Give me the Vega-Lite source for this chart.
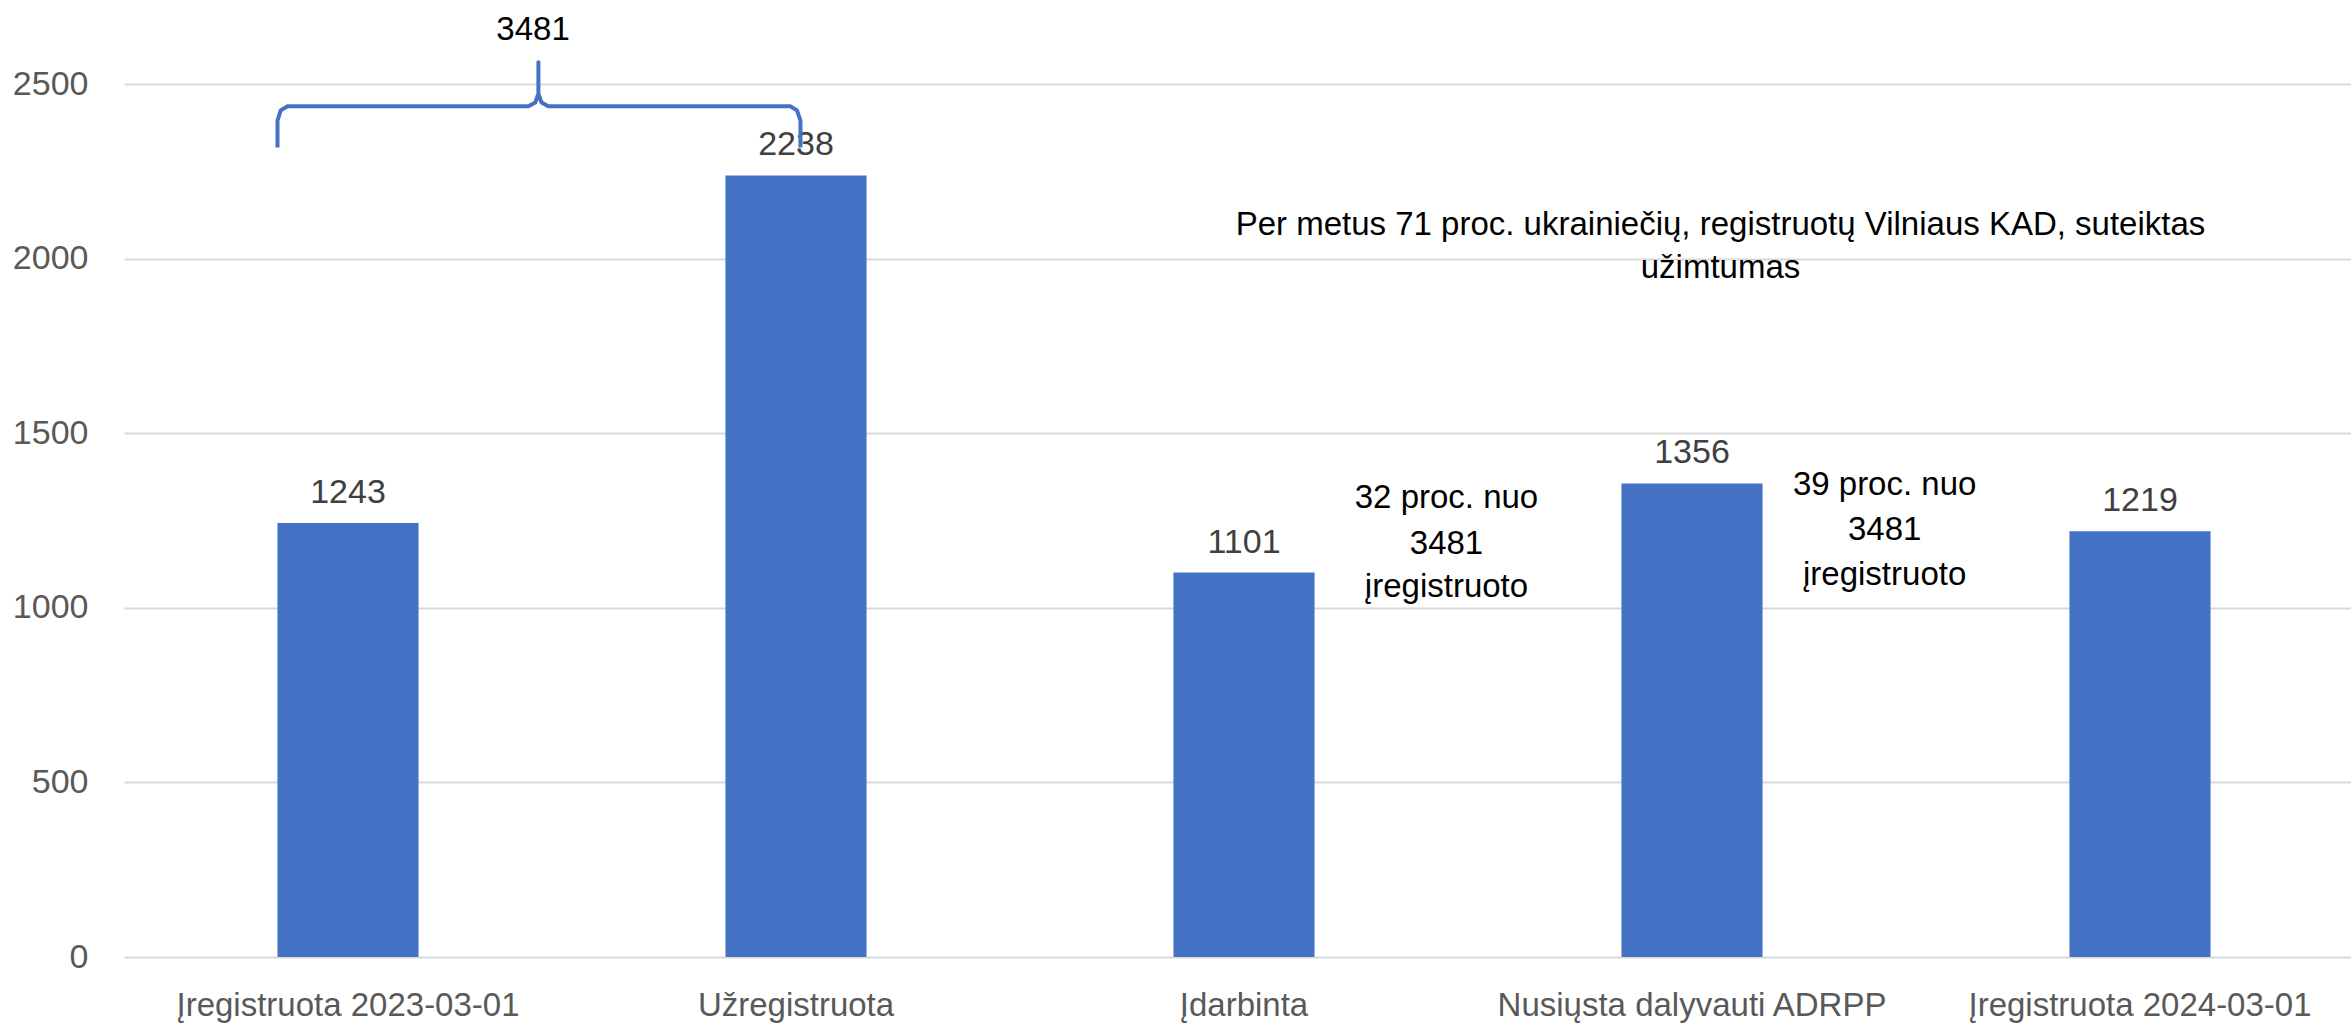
{
  "$schema": "https://vega.github.io/schema/vega-lite/v6.json",
  "autosize": "none",
  "width": 2227,
  "height": 873,
  "padding": {"left": 124, "top": 84, "right": 0, "bottom": 67},
  "background": "white",
  "config": {"view": {"stroke": null}, "font": "Liberation Sans"},
  "datasets": {
    "bars": [
      {"category": "Įregistruota 2023-03-01", "value": 1243},
      {"category": "Užregistruota", "value": 2238},
      {"category": "Įdarbinta", "value": 1101},
      {"category": "Nusiųsta dalyvauti ADRPP", "value": 1356},
      {"category": "Įregistruota 2024-03-01", "value": 1219}
    ],
    "notes": [
      {"xpos": 3.5636, "ypos": 2067, "text": "Per metus 71 proc. ukrainiečių, registruotų Vilniaus KAD, suteiktas"},
      {"xpos": 3.5636, "ypos": 1944, "text": "užimtumas"},
      {"xpos": 2.952, "ypos": 1285, "text": "32 proc. nuo"},
      {"xpos": 2.952, "ypos": 1154, "text": "3481"},
      {"xpos": 2.952, "ypos": 1030, "text": "įregistruoto"},
      {"xpos": 3.93, "ypos": 1322, "text": "39 proc. nuo"},
      {"xpos": 3.93, "ypos": 1194, "text": "3481"},
      {"xpos": 3.93, "ypos": 1065, "text": "įregistruoto"},
      {"xpos": 0.913, "ypos": 2625, "text": "3481"}
    ],
    "brace": [
      {"o": 1, "xpos": 0.3426, "ypos": 2318},
      {"o": 2, "xpos": 0.3426, "ypos": 2395},
      {"o": 3, "xpos": 0.350, "ypos": 2425},
      {"o": 4, "xpos": 0.365, "ypos": 2436},
      {"o": 5, "xpos": 0.903, "ypos": 2436},
      {"o": 6, "xpos": 0.918, "ypos": 2447},
      {"o": 7, "xpos": 0.925, "ypos": 2472},
      {"o": 8, "xpos": 0.925, "ypos": 2562},
      {"o": 9, "xpos": 0.925, "ypos": 2472},
      {"o": 10, "xpos": 0.932, "ypos": 2447},
      {"o": 11, "xpos": 0.947, "ypos": 2436},
      {"o": 12, "xpos": 1.487, "ypos": 2436},
      {"o": 13, "xpos": 1.502, "ypos": 2425},
      {"o": 14, "xpos": 1.510, "ypos": 2395},
      {"o": 15, "xpos": 1.510, "ypos": 2318}
    ]
  },
  "layer": [
    {
      "data": {"name": "bars"},
      "mark": {"type": "bar", "color": "#4472C4"},
      "encoding": {
        "x": {
          "field": "category", "type": "nominal", "sort": null,
          "scale": {"range": [0, 2240], "paddingInner": 0.685, "paddingOuter": 0.3425},
          "axis": {"title": null, "labelAngle": 0, "labelFontSize": 33, "labelColor": "#595959", "labelPadding": 32, "labelLimit": 0, "ticks": false, "domain": false, "grid": false}
        },
        "y": {
          "field": "value", "type": "quantitative",
          "scale": {"domain": [0, 2500], "nice": false, "zero": true},
          "axis": {"title": null, "values": [0, 500, 1000, 1500, 2000, 2500], "format": "d", "labelFontSize": 34, "labelColor": "#595959", "labelPadding": 36, "ticks": false, "domain": false, "gridColor": "#D9D9D9", "gridWidth": 2}
        }
      }
    },
    {
      "data": {"name": "bars"},
      "mark": {"type": "text", "fontSize": 34, "color": "#404040", "baseline": "alphabetic", "align": "center", "dy": -20},
      "encoding": {
        "x": {"field": "category", "type": "nominal", "sort": null, "scale": {"range": [0, 2240], "paddingInner": 0.685, "paddingOuter": 0.3425}, "axis": null},
        "y": {"field": "value", "type": "quantitative", "scale": {"domain": [0, 2500], "nice": false}},
        "text": {"field": "value", "type": "quantitative", "format": "d"}
      }
    },
    {
      "data": {"name": "notes"},
      "mark": {"type": "text", "fontSize": 33, "color": "#000000", "baseline": "alphabetic", "align": "center"},
      "encoding": {
        "x": {"field": "xpos", "type": "quantitative", "scale": {"domain": [0, 5], "range": [0, 2240], "nice": false, "zero": false}, "axis": null},
        "y": {"field": "ypos", "type": "quantitative", "scale": {"domain": [0, 2500], "nice": false}},
        "text": {"field": "text", "type": "nominal"}
      }
    },
    {
      "data": {"name": "brace"},
      "mark": {"type": "line", "color": "#4472C4", "strokeWidth": 4, "strokeJoin": "round"},
      "encoding": {
        "x": {"field": "xpos", "type": "quantitative", "scale": {"domain": [0, 5], "range": [0, 2240], "nice": false, "zero": false}, "axis": null},
        "y": {"field": "ypos", "type": "quantitative", "scale": {"domain": [0, 2500], "nice": false}},
        "order": {"field": "o", "type": "quantitative"}
      }
    }
  ],
  "resolve": {"scale": {"x": "independent"}}
}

Directions: Omit pictures; set down the rest of the material word for word.

Result for this exercise:
Give me the Vega-Lite source for this chart.
{
  "$schema": "https://vega.github.io/schema/vega-lite/v6.json",
  "autosize": "none",
  "width": 2227,
  "height": 873,
  "padding": {"left": 124, "top": 84, "right": 0, "bottom": 67},
  "background": "white",
  "config": {"view": {"stroke": null}, "font": "Liberation Sans"},
  "datasets": {
    "bars": [
      {"category": "Įregistruota 2023-03-01", "value": 1243},
      {"category": "Užregistruota", "value": 2238},
      {"category": "Įdarbinta", "value": 1101},
      {"category": "Nusiųsta dalyvauti ADRPP", "value": 1356},
      {"category": "Įregistruota 2024-03-01", "value": 1219}
    ],
    "notes": [
      {"xpos": 3.5636, "ypos": 2067, "text": "Per metus 71 proc. ukrainiečių, registruotų Vilniaus KAD, suteiktas"},
      {"xpos": 3.5636, "ypos": 1944, "text": "užimtumas"},
      {"xpos": 2.952, "ypos": 1285, "text": "32 proc. nuo"},
      {"xpos": 2.952, "ypos": 1154, "text": "3481"},
      {"xpos": 2.952, "ypos": 1030, "text": "įregistruoto"},
      {"xpos": 3.93, "ypos": 1322, "text": "39 proc. nuo"},
      {"xpos": 3.93, "ypos": 1194, "text": "3481"},
      {"xpos": 3.93, "ypos": 1065, "text": "įregistruoto"},
      {"xpos": 0.913, "ypos": 2625, "text": "3481"}
    ],
    "brace": [
      {"o": 1, "xpos": 0.3426, "ypos": 2318},
      {"o": 2, "xpos": 0.3426, "ypos": 2395},
      {"o": 3, "xpos": 0.350, "ypos": 2425},
      {"o": 4, "xpos": 0.365, "ypos": 2436},
      {"o": 5, "xpos": 0.903, "ypos": 2436},
      {"o": 6, "xpos": 0.918, "ypos": 2447},
      {"o": 7, "xpos": 0.925, "ypos": 2472},
      {"o": 8, "xpos": 0.925, "ypos": 2562},
      {"o": 9, "xpos": 0.925, "ypos": 2472},
      {"o": 10, "xpos": 0.932, "ypos": 2447},
      {"o": 11, "xpos": 0.947, "ypos": 2436},
      {"o": 12, "xpos": 1.487, "ypos": 2436},
      {"o": 13, "xpos": 1.502, "ypos": 2425},
      {"o": 14, "xpos": 1.510, "ypos": 2395},
      {"o": 15, "xpos": 1.510, "ypos": 2318}
    ]
  },
  "layer": [
    {
      "data": {"name": "bars"},
      "mark": {"type": "bar", "color": "#4472C4"},
      "encoding": {
        "x": {
          "field": "category", "type": "nominal", "sort": null,
          "scale": {"range": [0, 2240], "paddingInner": 0.685, "paddingOuter": 0.3425},
          "axis": {"title": null, "labelAngle": 0, "labelFontSize": 33, "labelColor": "#595959", "labelPadding": 32, "labelLimit": 0, "ticks": false, "domain": false, "grid": false}
        },
        "y": {
          "field": "value", "type": "quantitative",
          "scale": {"domain": [0, 2500], "nice": false, "zero": true},
          "axis": {"title": null, "values": [0, 500, 1000, 1500, 2000, 2500], "format": "d", "labelFontSize": 34, "labelColor": "#595959", "labelPadding": 36, "ticks": false, "domain": false, "gridColor": "#D9D9D9", "gridWidth": 2}
        }
      }
    },
    {
      "data": {"name": "bars"},
      "mark": {"type": "text", "fontSize": 34, "color": "#404040", "baseline": "alphabetic", "align": "center", "dy": -20},
      "encoding": {
        "x": {"field": "category", "type": "nominal", "sort": null, "scale": {"range": [0, 2240], "paddingInner": 0.685, "paddingOuter": 0.3425}, "axis": null},
        "y": {"field": "value", "type": "quantitative", "scale": {"domain": [0, 2500], "nice": false}},
        "text": {"field": "value", "type": "quantitative", "format": "d"}
      }
    },
    {
      "data": {"name": "notes"},
      "mark": {"type": "text", "fontSize": 33, "color": "#000000", "baseline": "alphabetic", "align": "center"},
      "encoding": {
        "x": {"field": "xpos", "type": "quantitative", "scale": {"domain": [0, 5], "range": [0, 2240], "nice": false, "zero": false}, "axis": null},
        "y": {"field": "ypos", "type": "quantitative", "scale": {"domain": [0, 2500], "nice": false}},
        "text": {"field": "text", "type": "nominal"}
      }
    },
    {
      "data": {"name": "brace"},
      "mark": {"type": "line", "color": "#4472C4", "strokeWidth": 4, "strokeJoin": "round"},
      "encoding": {
        "x": {"field": "xpos", "type": "quantitative", "scale": {"domain": [0, 5], "range": [0, 2240], "nice": false, "zero": false}, "axis": null},
        "y": {"field": "ypos", "type": "quantitative", "scale": {"domain": [0, 2500], "nice": false}},
        "order": {"field": "o", "type": "quantitative"}
      }
    }
  ],
  "resolve": {"scale": {"x": "independent"}}
}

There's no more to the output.